Depois de um tempo que não sei precisar, um senhorzinho metido em camisa e terno xadrez me estendeu o lenço amarelado que carregava no bolso do paletó. Ele tinha ainda uma camiseta de malha, dessas esportivas com tecido furadinho, que ia por debaixo da camisa.

Percebi que as minhas bochechas estavam inundadas, e que minhas mãos largadas no colo tremiam um pouco. O que fez aquele senhor se aproximar de mim foi o fato de que, embora eu não percebesse, eu cantava.

Eu cantava e chorava um choro doído, e as pessoas me olhavam com espanto e se afastavam com pena e pressa para dentro dos trens ou para as escadas. Umas ainda viravam os pescoços, mas todas seguiam seus caminhos enquanto eu continuava fincada, sem parecer saber que Norte era meu.

Quando finalmente tirei os fones dos ouvidos e polidamente recusei o lenço que o senhorzinho me estendia, consegui distinguir que seus murmúrios eram, na verdade, uma tímida e melancólica cantoria: sim, vai e diz, diz assim que eu rodei que eu bebi que eu caí que eu não sei que eu só sei que cansei enfim dos meus desencontros, corre e diz a ela que eu entrego os pontos.

Ele me contou sua história, e soube descrever tudo o que era necessário, e não mais que isso, pra que eu entendesse, e não era muito complicado e a partir de então tudo foi imediato: eu respirei três vezes e coloquei um dos fones no ouvido daquele senhorzinho, e passamos a tarde juntos a ver os trens que partiam e a cantarolar sem vergonha todo o nosso desalento na estação Cinelândia.

segunda-feira, agosto 03, 2009

Top 5 razões para ser feliz num fim de semana

1. A caixa de chocolates que chega junto com um jantar, que chega junto com ela, que chega nesse exato momento da vida em que eu quero e preciso e adoro conversar com ela, mais do que com quase todas as outras pessoas do mundo.

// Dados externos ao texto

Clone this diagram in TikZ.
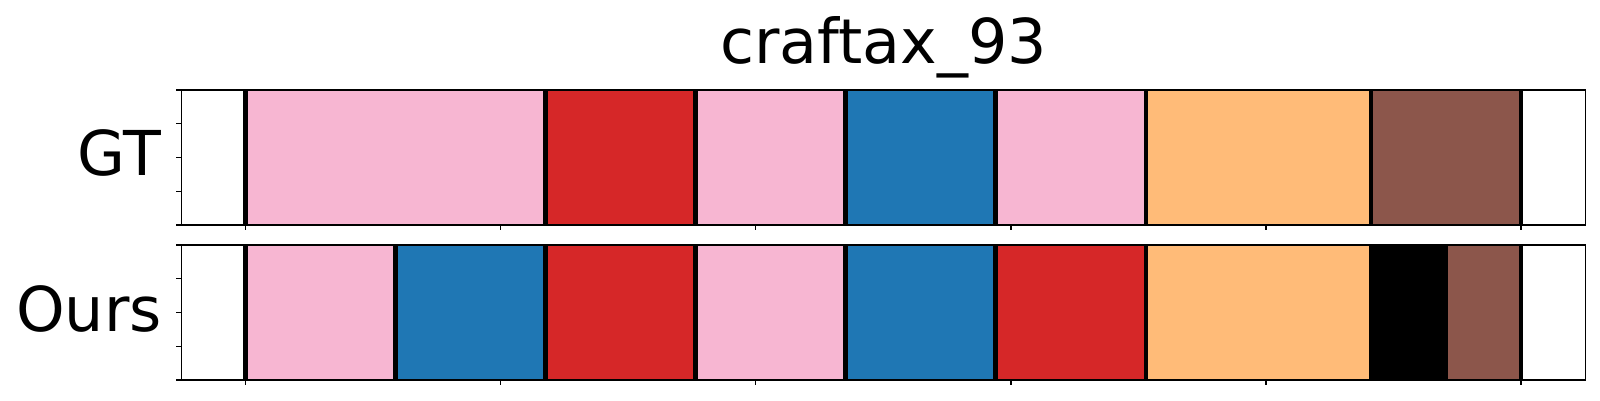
\documentclass[tikz,border=0pt]{standalone}
\usepackage{fontspec}
\setmainfont{DejaVu Sans}
\definecolor{rose}{HTML}{F7B6D2}
\definecolor{rouge}{HTML}{D62728}
\definecolor{bleu}{HTML}{1F77B4}
\definecolor{peche}{HTML}{FFBB78}
\definecolor{brun}{HTML}{8C564B}
\begin{document}
\begin{tikzpicture}
		\tikzstyle{seg}=[minimum height=1.35cm, inner sep=0, outer sep=0]
		\tikzstyle{sep}=[line width=1.15pt]
		\tikzstyle{cadre}=[line width=0.35pt]
		\tikzstyle{etiq}=[font=\fontsize{17.6}{20}\selectfont, inner sep=0]
		\useasboundingbox (0,0) rectangle (16,4);
		\node[etiq, anchor=base] (titre) at (8.835,3.37) {craftax\_93};
		\node[etiq, anchor=base east] (gt) at (1.615,2.25) {GT};
		\node[etiq, anchor=base east] (ours) at (1.625,0.69) {Ours};
		% GT (haut)
		\node[seg, fill=rose, minimum width=3cm] (gtA) at (3.955,2.425) {};
		\node[seg, fill=rouge, minimum width=1.5cm] (gtB) at (6.205,2.425) {};
		\node[seg, fill=rose, minimum width=1.5cm] (gtC) at (7.705,2.425) {};
		\node[seg, fill=bleu, minimum width=1.5cm] (gtD) at (9.205,2.425) {};
		\node[seg, fill=rose, minimum width=1.5cm] (gtE) at (10.705,2.425) {};
		\node[seg, fill=peche, minimum width=2.25cm] (gtF) at (12.58,2.425) {};
		\node[seg, fill=brun, minimum width=1.5cm] (gtG) at (14.455,2.425) {};
		% Ours (bas)
		\node[seg, fill=rose, minimum width=1.5cm] (oA) at (3.205,0.875) {};
		\node[seg, fill=bleu, minimum width=1.5cm] (oB) at (4.705,0.875) {};
		\node[seg, fill=rouge, minimum width=1.5cm] (oC) at (6.205,0.875) {};
		\node[seg, fill=rose, minimum width=1.5cm] (oD) at (7.705,0.875) {};
		\node[seg, fill=bleu, minimum width=1.5cm] (oE) at (9.205,0.875) {};
		\node[seg, fill=rouge, minimum width=1.5cm] (oF) at (10.705,0.875) {};
		\node[seg, fill=peche, minimum width=2.235cm] (oG) at (12.5725,0.875) {};
		\node[seg, fill=black, minimum width=0.79cm] (oH) at (14.085,0.875) {};
		\node[seg, fill=brun, minimum width=0.725cm] (oI) at (14.8425,0.875) {};
		% separateurs
		\foreach \x in {2.455,5.455,6.955,8.455,9.955,11.455,13.705,15.205}
			\draw[sep] (\x,1.75) -- (\x,3.10);
		\foreach \x in {2.455,3.955,5.455,6.955,8.455,9.955,11.455,13.705,15.205}
			\draw[sep] (\x,0.20) -- (\x,1.55);
		% cadres et graduations
		\draw[cadre] (1.813,1.75) rectangle (15.857,3.10);
		\draw[cadre] (1.813,0.20) rectangle (15.857,1.55);
		\foreach \y in {0,0.3375,0.675,1.0125,1.35} {
			\draw[cadre] (1.813,{1.75+\y}) -- ++(-0.05,0);
			\draw[cadre] (1.813,{0.20+\y}) -- ++(-0.05,0);
		}
		\foreach \x in {2.457,5.008,7.558,10.109,12.659,15.21} {
			\draw[cadre] (\x,1.75) -- ++(0,-0.05);
			\draw[cadre] (\x,0.20) -- ++(0,-0.05);
		}
	\end{tikzpicture}
\end{document}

2. A varanda com flores e passarinhos gordos dessa outra casa que eu tenho, e o cochilo no sofá, após o almoço, com sol batendo na cara.

3. Trânsito na Jardim Botânico, o suficiente pra repetir # 41, do Dave Mathews Band várias vezes, e cantar nãnãnãs no solo de sax, e querer que a vida tenha esse ritmo.

4. Lembrar que existia ainda um livro do Nick Hornby que eu não tinha lido, e que é justamente o que fala sobre canções, o que permite descobrir que mais alguém no mundo além de mim mesma não se importa tanto quanto deveria com o Bob Dylan, e que te faz lembrar de uma música meio cafona que o Rod Stewart cantava ("I can tell by your eyes that you've probably been crying forever"), e que te dá essa vontade doida de saber de novo tocar “Come as you are” no violão.

5. Faz um intervalo na chuva e fica verão domingo. Um dia de praia com toda aquela gente semi-nua voltando a ser dourada, as crianças de baldinho na mão, as ondas batendo no pé, as pessoas sorrindo, os sorveteiros contentes, essa vontade bobinha de tirar fotos de celular dos amigos, e até a iminência de caixotes é uma boa perspectiva. A vida é boa quando tem sol.